Marin is blessed with more parks and open space than any other suburban area. Every town and neighborhood in Marin has open space access, many of these open spaces were won in hard-fought battles with developers. King Mountain, behind downtown Larkspur, is one such treasured open space. The public lands of King Mountain Open Space Preserve actually lie in three chunks southeast of the peak. The peak of the mountain, and the trail around it, are privately owned lands with easements for preservation of the natural setting and for public access.
As with many of these small neighborhood open spaces, the access points are numerous and the location is popular with fitness and nature buffs, dogwalkers, and local residents. We recommend going to the Marin County Open Space website for a map, or using Don and Kay Martin's Hiking Marin book for more detailed directions.
We started at the Willow Road entrance, and hiked up Citron Fire Road to the start of the loop trail. The lower portions of the open space are overrun with exotic invasive plants. Many volunteers have been working tirelessly to eradicate the scotch and french broom, thistle, and other invasive plant species. We always try to help, and this time we pulled broom that was drooping down over the trail.
As you head up the road, stay left on the fire road at junctions.

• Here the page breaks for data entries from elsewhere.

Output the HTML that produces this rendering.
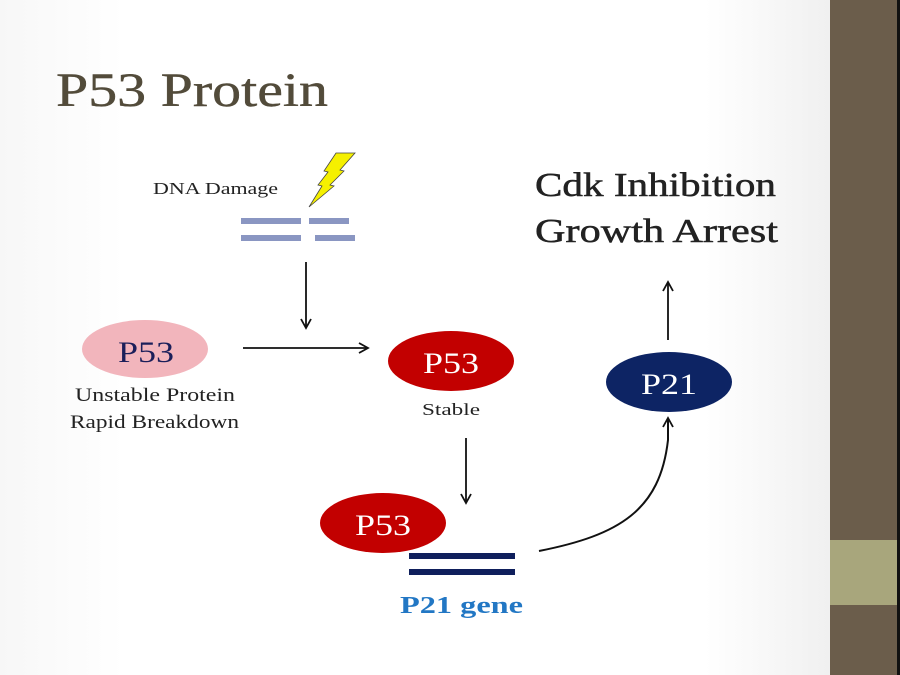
<!DOCTYPE html>
<html><head><meta charset="utf-8"><style>
html,body{margin:0;padding:0;width:900px;height:675px;overflow:hidden;background:#fff}
</style></head><body>
<svg width="900" height="675" xmlns="http://www.w3.org/2000/svg" font-family="Liberation Serif, serif">
<defs>
<linearGradient id="bg" x1="0" x2="1" y1="0" y2="0">
<stop offset="0" stop-color="#f7f7f7"/><stop offset="0.15" stop-color="#fff"/><stop offset="0.85" stop-color="#fff"/><stop offset="1" stop-color="#f0f0f0"/>
</linearGradient>
<marker id="ar" markerWidth="12" markerHeight="12" refX="10" refY="6" orient="auto" markerUnits="userSpaceOnUse">
<path d="M1,1 L10,6 L1,11" fill="none" stroke="#111" stroke-width="1.8"/>
</marker>
</defs>
<rect x="0" y="0" width="830" height="675" fill="url(#bg)"/>
<rect x="830" y="0" width="68" height="675" fill="#6b5d4b"/>
<rect x="830" y="540" width="68" height="65" fill="#a8a67c"/>
<rect x="897" y="0" width="3" height="675" fill="#111"/>

<text x="56" y="106" font-size="48" fill="#524b3a" textLength="272" lengthAdjust="spacingAndGlyphs" stroke="#524b3a" stroke-width="0.4">P53 Protein</text>

<text x="153" y="194" font-size="17" fill="#222" textLength="125" lengthAdjust="spacingAndGlyphs">DNA Damage</text>
<polygon points="336,153 355,153 340,170 344,171 330,185 334,186 309,207 322,186 318,185 328,172 324,171" fill="#f5f000" stroke="#444" stroke-width="0.8"/>
<rect x="241" y="218" width="60" height="6" fill="#8a96c2"/>
<rect x="309" y="218" width="40" height="6" fill="#8a96c2"/>
<rect x="241" y="235" width="60" height="6" fill="#8a96c2"/>
<rect x="315" y="235" width="40" height="6" fill="#8a96c2"/>

<line x1="306" y1="262" x2="306" y2="328" stroke="#111" stroke-width="1.8" marker-end="url(#ar)"/>
<line x1="243" y1="348" x2="368" y2="348" stroke="#111" stroke-width="1.8" marker-end="url(#ar)"/>

<ellipse cx="145" cy="349" rx="63" ry="29" fill="#f2b5bc"/>
<text x="118" y="362" font-size="30" fill="#1b1f5a" textLength="56" lengthAdjust="spacingAndGlyphs">P53</text>
<text x="75" y="401" font-size="19" fill="#222" textLength="160" lengthAdjust="spacingAndGlyphs">Unstable Protein</text>
<text x="70" y="428" font-size="19" fill="#222" textLength="169" lengthAdjust="spacingAndGlyphs">Rapid Breakdown</text>

<ellipse cx="451" cy="361" rx="63" ry="30" fill="#c20000"/>
<text x="423" y="373" font-size="30" fill="#fff" textLength="56" lengthAdjust="spacingAndGlyphs">P53</text>
<text x="422" y="415" font-size="17" fill="#222" textLength="58" lengthAdjust="spacingAndGlyphs">Stable</text>

<line x1="466" y1="438" x2="466" y2="503" stroke="#111" stroke-width="1.8" marker-end="url(#ar)"/>

<ellipse cx="383" cy="523" rx="63" ry="30" fill="#c20000"/>
<text x="355" y="535" font-size="30" fill="#fff" textLength="56" lengthAdjust="spacingAndGlyphs">P53</text>
<rect x="409" y="553" width="106" height="6" fill="#0f1f5c"/>
<rect x="409" y="569" width="106" height="6" fill="#0f1f5c"/>
<text x="400" y="613" font-size="24" font-weight="bold" fill="#2277c4" textLength="123" lengthAdjust="spacingAndGlyphs">P21 gene</text>

<path d="M539,551 C620,535 660,510 668,440 L668,418" fill="none" stroke="#111" stroke-width="2" marker-end="url(#ar)"/>

<ellipse cx="669" cy="382" rx="63" ry="30" fill="#0d2464"/>
<text x="641" y="394" font-size="30" fill="#fff" textLength="56" lengthAdjust="spacingAndGlyphs">P21</text>

<line x1="668" y1="340" x2="668" y2="282" stroke="#111" stroke-width="1.8" marker-end="url(#ar)"/>

<text x="535" y="196" font-size="34" fill="#222" textLength="241" lengthAdjust="spacingAndGlyphs" stroke="#222" stroke-width="0.5">Cdk Inhibition</text>
<text x="535" y="242" font-size="34" fill="#222" textLength="243" lengthAdjust="spacingAndGlyphs" stroke="#222" stroke-width="0.5">Growth Arrest</text>
</svg>
</body></html>
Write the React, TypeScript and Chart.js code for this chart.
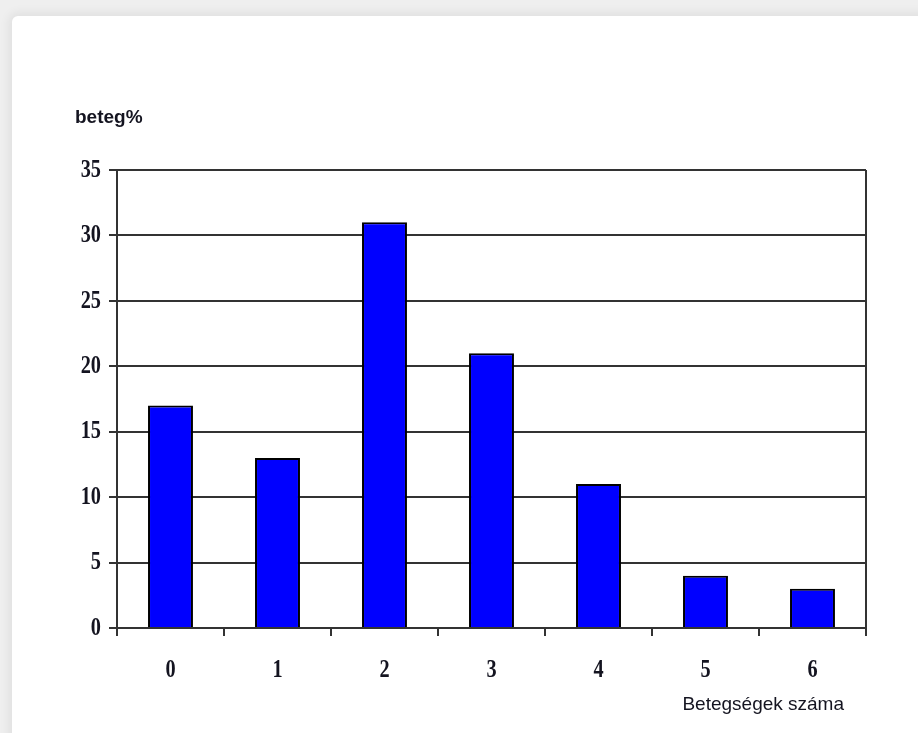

Once to the King Mountain Loop Trailhead, signage is better. Every junction had a sign to keep you from wandering off the loop. A granddaddy of an oak grows at the entrance to the loop. It has clearly been hit by the ubiquitous Sudden Oak Death fungus and is fighting for life. Local residents have pulled together to try and save the tree by coating its trunk in a fungicide and removing the understory plants that may harbor the fungus. A sign at the base of the trunks asks that you do not touch the tree. The sign also states the fungicide is not toxic.
We did the loop in a clockwise fashion. The south-facing slope offers dappled shade and yellow tubular flowers of Mimulus - Sticky Monkey Flower, a heat -loving native. We also found an active beehive next to the trail in a rotted out Madrone stump. The bees were very busy and it is right next to the trail, so be careful. There are views through the trees of Blithedale Ridge and Baltimore Canyon, and tantalizing glimpses of Mt. Tam's peak towering to the north. This area is a great birdwatching region. We heard and saw many species of birds.
For an extra long hike, we recommend going out and back on Ladybug Trail to the west. Ladybug Trail goes into Baltimore Canyon and meets up with Dawn Falls Trail. Dawn Falls Trail (discussed in a earlier Patch Hike of the Week) goes to the silvery Dawn Falls and beyond to Southern Marin Line Fire Road and Blithedale Ridge. We kept it short and continued around to the north facing slopes. Here, redwoods are the dominant plant; tan oaks, ferns, and mosses create the shady understory. The air was cool and moist and full of spring time scents. The urban sounds and stressors seem miles away up in the cool glades of King Mountain.